Public health considerations must be taken into account, but I do not think it acceptable to ban the advertising of a legal product unless it is proved beyond reasonable doubt that such a ban will work, and unless no alternatives are available to achieve the same end. The ban must also be part of a comprehensive and workable strategy, and not simply a piece of tokenism.
Sir Peter Emery: I am sorry to pose what I fear is a difficult question. Is my hon. Friend saying that, if the Bill is passed, we shall repeal it and return to voluntary restrictions?

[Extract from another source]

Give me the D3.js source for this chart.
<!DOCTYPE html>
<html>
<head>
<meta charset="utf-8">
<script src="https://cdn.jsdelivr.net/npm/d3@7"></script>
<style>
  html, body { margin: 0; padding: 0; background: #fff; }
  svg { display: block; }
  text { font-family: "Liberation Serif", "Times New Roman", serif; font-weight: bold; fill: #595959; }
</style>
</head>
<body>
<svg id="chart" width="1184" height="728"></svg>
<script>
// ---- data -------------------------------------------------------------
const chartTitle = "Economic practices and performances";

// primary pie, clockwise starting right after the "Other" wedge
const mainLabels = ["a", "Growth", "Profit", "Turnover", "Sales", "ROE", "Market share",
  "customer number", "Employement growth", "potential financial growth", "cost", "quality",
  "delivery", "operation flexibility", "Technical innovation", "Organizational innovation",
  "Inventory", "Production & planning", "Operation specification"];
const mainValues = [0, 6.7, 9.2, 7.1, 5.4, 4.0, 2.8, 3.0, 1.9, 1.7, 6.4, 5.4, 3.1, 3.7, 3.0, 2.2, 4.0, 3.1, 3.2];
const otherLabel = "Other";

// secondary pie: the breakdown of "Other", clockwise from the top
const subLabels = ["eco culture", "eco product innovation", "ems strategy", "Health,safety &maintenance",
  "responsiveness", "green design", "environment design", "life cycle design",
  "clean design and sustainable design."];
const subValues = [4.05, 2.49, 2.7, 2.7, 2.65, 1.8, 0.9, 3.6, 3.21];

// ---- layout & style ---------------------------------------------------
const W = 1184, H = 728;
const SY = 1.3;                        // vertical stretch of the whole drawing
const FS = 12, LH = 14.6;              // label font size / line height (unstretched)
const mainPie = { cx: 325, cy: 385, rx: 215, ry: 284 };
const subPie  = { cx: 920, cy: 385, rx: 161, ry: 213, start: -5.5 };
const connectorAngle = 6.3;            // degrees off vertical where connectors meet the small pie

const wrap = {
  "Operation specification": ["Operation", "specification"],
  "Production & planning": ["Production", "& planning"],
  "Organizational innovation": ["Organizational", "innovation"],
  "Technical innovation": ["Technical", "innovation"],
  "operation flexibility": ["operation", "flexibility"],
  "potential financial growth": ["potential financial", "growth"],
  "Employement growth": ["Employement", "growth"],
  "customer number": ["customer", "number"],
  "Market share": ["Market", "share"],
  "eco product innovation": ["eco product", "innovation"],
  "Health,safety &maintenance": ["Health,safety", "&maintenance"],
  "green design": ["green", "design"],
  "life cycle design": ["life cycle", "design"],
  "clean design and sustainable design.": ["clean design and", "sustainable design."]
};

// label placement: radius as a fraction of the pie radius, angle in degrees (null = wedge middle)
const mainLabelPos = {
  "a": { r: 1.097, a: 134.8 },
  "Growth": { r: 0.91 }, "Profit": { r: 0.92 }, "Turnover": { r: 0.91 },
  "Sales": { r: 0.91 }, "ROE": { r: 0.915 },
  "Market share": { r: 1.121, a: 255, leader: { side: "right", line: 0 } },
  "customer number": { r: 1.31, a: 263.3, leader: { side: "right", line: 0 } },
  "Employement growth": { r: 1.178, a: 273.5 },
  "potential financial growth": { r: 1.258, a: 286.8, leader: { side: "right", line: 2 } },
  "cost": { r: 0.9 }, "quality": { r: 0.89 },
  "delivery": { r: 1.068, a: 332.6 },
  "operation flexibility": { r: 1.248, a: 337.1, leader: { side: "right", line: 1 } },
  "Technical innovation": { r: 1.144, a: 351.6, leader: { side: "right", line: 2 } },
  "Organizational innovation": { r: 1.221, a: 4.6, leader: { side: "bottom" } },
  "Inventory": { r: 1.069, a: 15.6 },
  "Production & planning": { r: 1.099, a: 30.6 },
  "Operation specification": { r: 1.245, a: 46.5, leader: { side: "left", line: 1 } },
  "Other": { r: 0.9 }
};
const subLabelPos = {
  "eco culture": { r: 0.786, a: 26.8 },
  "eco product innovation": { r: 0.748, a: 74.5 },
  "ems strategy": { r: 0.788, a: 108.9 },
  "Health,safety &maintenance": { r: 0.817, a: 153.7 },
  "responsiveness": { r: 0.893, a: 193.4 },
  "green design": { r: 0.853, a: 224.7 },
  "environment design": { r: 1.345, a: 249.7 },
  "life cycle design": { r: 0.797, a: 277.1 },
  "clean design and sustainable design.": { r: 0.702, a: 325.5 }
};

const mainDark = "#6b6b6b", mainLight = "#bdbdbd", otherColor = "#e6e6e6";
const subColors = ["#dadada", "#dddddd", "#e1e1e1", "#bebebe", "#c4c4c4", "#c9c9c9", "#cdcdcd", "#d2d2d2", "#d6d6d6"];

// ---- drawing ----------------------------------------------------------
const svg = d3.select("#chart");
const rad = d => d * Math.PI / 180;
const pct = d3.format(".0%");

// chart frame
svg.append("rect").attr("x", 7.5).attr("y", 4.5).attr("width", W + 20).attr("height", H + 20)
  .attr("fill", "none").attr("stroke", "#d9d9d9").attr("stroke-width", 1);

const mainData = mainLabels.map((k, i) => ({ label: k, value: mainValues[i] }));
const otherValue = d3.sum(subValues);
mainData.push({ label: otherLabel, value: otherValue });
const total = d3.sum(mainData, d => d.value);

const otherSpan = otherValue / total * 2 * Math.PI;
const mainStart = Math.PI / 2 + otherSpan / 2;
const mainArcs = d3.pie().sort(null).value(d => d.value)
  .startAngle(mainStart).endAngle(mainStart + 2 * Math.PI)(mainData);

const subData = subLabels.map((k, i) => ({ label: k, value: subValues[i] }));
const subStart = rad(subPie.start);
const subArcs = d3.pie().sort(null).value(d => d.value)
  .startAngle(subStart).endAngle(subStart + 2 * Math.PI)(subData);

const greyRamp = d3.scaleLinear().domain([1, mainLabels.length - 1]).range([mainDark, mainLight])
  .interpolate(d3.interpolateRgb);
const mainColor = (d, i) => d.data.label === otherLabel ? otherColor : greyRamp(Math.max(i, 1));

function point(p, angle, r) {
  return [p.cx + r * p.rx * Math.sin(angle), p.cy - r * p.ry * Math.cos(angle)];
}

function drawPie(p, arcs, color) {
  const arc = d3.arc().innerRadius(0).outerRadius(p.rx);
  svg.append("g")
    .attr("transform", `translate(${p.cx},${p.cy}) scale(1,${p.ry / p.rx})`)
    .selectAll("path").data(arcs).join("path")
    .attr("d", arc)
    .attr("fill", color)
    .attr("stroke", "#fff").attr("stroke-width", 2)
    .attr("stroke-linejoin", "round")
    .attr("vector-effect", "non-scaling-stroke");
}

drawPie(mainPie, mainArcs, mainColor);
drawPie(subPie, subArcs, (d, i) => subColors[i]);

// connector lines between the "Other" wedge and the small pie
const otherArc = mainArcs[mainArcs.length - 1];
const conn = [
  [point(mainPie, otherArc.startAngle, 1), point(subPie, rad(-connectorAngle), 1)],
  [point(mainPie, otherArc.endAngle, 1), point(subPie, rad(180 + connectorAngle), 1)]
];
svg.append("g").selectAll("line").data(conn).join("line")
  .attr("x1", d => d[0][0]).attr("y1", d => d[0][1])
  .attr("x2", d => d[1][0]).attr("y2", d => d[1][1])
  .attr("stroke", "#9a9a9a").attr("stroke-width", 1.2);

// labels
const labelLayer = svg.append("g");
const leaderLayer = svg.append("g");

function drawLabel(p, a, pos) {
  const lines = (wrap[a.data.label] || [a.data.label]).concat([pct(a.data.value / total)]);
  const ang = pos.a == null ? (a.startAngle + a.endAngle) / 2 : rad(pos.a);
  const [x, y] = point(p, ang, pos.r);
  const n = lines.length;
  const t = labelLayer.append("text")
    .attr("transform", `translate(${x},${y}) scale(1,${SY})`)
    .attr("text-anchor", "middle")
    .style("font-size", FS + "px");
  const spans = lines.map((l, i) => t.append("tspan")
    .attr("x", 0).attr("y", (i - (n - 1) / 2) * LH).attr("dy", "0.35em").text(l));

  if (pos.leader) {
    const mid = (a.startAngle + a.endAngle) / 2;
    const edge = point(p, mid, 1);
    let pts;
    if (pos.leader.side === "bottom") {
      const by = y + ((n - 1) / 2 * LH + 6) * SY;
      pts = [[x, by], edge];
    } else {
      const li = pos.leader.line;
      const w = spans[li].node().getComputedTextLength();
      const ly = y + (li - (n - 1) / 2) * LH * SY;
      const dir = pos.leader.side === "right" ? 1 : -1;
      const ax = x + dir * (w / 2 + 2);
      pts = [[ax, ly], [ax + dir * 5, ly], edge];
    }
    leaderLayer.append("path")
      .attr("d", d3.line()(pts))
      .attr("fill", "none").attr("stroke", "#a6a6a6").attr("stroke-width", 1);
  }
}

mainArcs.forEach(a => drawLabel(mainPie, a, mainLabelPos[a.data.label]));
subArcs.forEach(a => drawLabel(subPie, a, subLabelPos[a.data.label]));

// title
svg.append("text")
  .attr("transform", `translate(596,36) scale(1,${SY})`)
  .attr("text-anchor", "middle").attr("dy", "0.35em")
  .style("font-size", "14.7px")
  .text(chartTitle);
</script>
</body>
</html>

Dr. Fox: I have always felt that, just as I had to practise evidence-based medicine, we ought to practise evidence- based policy. We shall find out whether an advertising ban is effective in reducing consumption, because the Bill will become law--we must be realistic enough to recognise that--and we shall see whether it works. We may be proved wrong: we may see a dramatic reduction in consumption. I doubt it.
All I can tell my right hon. Friend is that we shall need to look at the evidence as we find it at the time. I would not, in general, want to depart from evidence. If it is said that consumption has been reduced dramatically as a result of a ban, it is surely common sense to unpick the argument.

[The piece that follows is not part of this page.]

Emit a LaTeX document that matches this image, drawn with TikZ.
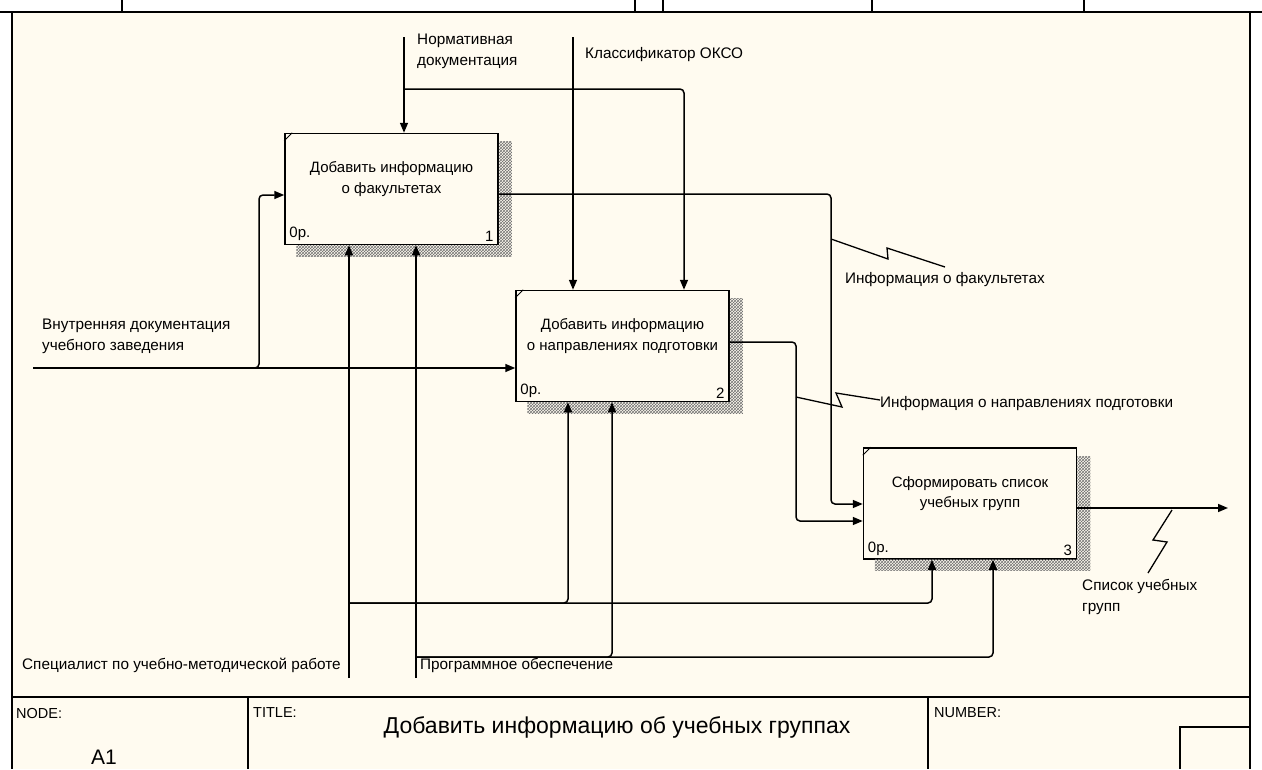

Mr. Bercow: I am listening intently. Given that approximately 79 per cent. of the cost of a packet of 20 cigarettes goes directly to Treasury coffers, will my hon. Friend--before moving to the next stage of his argument--take us through, as it were, what he presumably sees as the green light that this policy gives smugglers?

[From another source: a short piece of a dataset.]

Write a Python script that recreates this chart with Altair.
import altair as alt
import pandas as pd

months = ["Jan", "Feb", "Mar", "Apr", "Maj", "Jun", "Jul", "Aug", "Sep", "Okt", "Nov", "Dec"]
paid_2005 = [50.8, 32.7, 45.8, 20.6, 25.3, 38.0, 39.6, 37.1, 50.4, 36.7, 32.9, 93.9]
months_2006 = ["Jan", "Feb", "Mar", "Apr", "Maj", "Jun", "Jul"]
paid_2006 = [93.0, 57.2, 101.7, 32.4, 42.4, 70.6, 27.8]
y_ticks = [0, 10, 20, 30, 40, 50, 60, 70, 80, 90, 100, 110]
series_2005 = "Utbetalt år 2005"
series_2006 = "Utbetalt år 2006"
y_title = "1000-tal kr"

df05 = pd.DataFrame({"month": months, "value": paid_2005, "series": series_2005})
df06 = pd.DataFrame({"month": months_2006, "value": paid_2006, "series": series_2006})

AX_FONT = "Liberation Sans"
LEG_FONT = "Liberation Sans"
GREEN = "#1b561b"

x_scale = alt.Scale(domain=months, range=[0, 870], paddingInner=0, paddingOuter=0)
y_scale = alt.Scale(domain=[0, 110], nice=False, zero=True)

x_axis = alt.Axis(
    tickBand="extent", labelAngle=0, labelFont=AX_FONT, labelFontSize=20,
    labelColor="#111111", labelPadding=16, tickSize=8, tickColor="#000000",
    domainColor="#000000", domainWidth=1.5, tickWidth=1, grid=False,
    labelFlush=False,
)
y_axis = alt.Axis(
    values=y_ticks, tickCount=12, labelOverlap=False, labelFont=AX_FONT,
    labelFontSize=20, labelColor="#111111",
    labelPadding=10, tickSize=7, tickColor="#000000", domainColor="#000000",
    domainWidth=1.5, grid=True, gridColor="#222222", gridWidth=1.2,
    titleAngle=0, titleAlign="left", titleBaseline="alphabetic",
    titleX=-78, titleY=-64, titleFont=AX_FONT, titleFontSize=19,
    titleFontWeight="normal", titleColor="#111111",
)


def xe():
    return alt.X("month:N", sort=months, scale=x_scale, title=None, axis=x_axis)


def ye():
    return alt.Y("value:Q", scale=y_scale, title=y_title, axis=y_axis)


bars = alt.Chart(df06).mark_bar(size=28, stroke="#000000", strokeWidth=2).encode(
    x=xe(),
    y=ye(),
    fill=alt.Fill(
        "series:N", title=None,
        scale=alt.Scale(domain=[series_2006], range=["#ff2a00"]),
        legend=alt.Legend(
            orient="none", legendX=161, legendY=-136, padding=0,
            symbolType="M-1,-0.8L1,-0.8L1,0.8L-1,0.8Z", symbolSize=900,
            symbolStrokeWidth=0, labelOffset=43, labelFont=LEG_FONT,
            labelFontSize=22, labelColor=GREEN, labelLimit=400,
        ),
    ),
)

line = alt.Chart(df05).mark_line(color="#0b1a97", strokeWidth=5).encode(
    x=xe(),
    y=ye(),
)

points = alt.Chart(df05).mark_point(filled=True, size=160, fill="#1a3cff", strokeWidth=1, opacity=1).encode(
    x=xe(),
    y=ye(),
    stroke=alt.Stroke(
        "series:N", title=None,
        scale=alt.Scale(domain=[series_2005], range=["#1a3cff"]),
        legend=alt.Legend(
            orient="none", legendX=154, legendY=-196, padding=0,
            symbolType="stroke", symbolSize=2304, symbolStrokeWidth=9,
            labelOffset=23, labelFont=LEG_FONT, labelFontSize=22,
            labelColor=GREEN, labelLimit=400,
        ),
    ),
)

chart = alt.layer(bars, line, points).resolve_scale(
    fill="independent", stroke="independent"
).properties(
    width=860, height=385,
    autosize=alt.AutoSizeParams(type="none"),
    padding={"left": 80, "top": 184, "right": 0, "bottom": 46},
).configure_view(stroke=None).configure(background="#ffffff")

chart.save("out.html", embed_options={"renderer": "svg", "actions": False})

Dr. Fox: That will be the next stage of my argument. If my hon. Friend is patient, we shall get there.
In considering whether a ban would work, we should consider two groups in particular.
Mr. Barron: Will the hon. Gentleman give way?
Dr. Fox: I shall give way in a moment. I know that the hon. Gentleman has a long track record on this issue.
We need to consider the influence of advertising on smoking among children--which my hon. Friend the Member for Westbury (Mr. Faber) mentioned--and also the increased number of women who now smoke. Those are both adverse trends. Research conducted by the Office of Population Censuses and Surveys in 1998 failed to find any significant influence on the uptake of smoking by children. The characteristics most likely to be found in children who subsequently began to smoke were gender--girls smoked more than boys, and we know now that that is a continuing trend; having brothers and sisters who smoked; having parents who smoked; living with a single parent; not intending to stay in full-time education after six years; and having relatively fewer negative views about smoking.
The question of why girls are increasing their level of smoking is perplexing. There is evidence to suggest that a wrongly assumed effect on weight is one factor. I suggest that the image of waif-like supermodels having a smoke is far more likely to affect consumption in that key and vulnerable group than any brand advertising.